As soon as we left the District, we decided it was time head to the dining car. We were seated across from a very obnoxious elderly woman and her son from Franklin, NC. She complained loudly and constantly about everything, especially the menu selections, and that Mr. Gunn was going to hear from her. It turned out that they "loved" riding the train and had been doing so for last thirty-three days on a North America Rail Pass. I thought silently that even if they liked riding trains more than I do, perhaps it was time for them to take a break from the train. I made a mental note to myself to postpone going to the diner for breakfast until after they get off the train at Toccoa.
I wish I could say that the dining experience that night was as memorable as the one we had on the northbound Crescent the week before. Even though we had the same dining car crew as then, tonight we had the other waiter named Stephanie. She was pleasant and courteous, but she was just not very attentive to details. She took forever to bring our iced tea and when she finally bought out our salads, they were devoid of any dressing. I ordered the steak cooked medium, and received it well done. Elaine ordered blackened catfish and got it definitely not blackened. By this time it was 8:30 and we were too hungry to offer any protest. After dinner, we returned to our room, watched the movie and then went to bed.
I woke up as we braked for our station stop in Charlotte at 2:45 a.m., some fifteen minutes early. We already had thirty minutes dwell time, so we sat there for 45 minutes.
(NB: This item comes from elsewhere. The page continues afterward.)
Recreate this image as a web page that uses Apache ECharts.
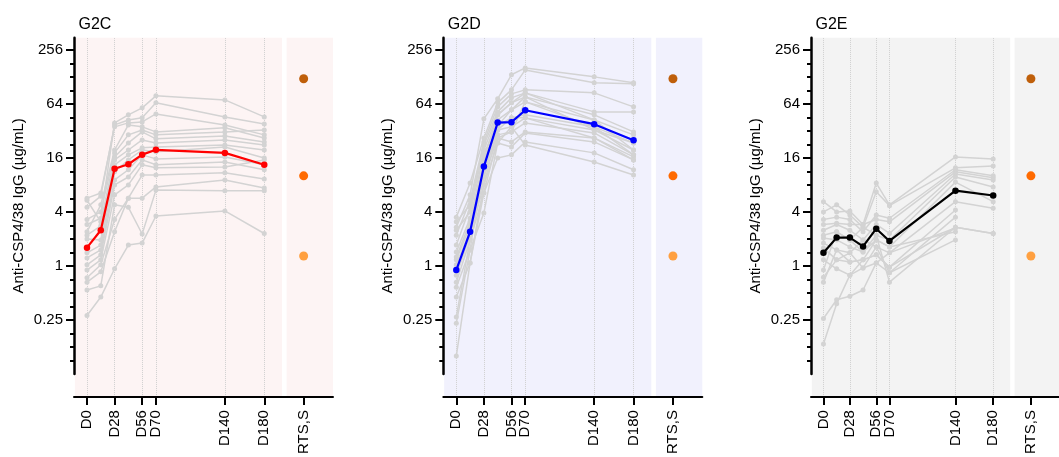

I woke up again as we crossed Hartwell Lake into Georgia, just as it was just getting light out. We crossed the spectacular Toccoa Viaduct in the predawn light. Remembering my mental note from the night before, we went to the diner for breakfast after leaving Toccoa behind, along with our dinner guests from the night before. Also recalling the inattentive service from Stephanie last night, we made sure to sit on the other side of the diner so we would have the same friendly, efficient waiter who served us on the way up.
Unfortunately for one of the diners across the aisle, Stephanie was not paying much attention to them either. When this lady inquired of the dining car steward as to when she would receive her orange juice, he replied in a very rude manner, "Am I your waiter?" Evidently, she did not care if he was her waiter; he was in charge of the dining car, so she repeated her question. Again, but with more emphasis, he repeated, "Excuse me, but am I your waiter?" Everyone at our table was taken aback at his rudeness toward a paying customer. Apparently, the steward, an older black gentleman, must be carrying some sort of chip on his shoulder. Whatever his problem may be, he does not belong in a service occupation if he cannot act in a civil and courteous manner toward his guests.
Arriving in Atlanta still right on time, we gathered our belongings and moved back to coach for the remainder of the trip to Anniston. True to my word, I took advantage of our lengthy station stop to record the consist as our sleeping car attendant feigns alarm. We had a good laugh after recalling last nights incident at Washington.
After traveling almost nonstop for over 24 hours and on three different trains since leaving Portland, we are ready to get home. After winding through the hills, we arrive at Anniston two minutes early. My mother is waiting for us at the station. We load our bags in her trunk and after another three hour riding in her car, we'll be home.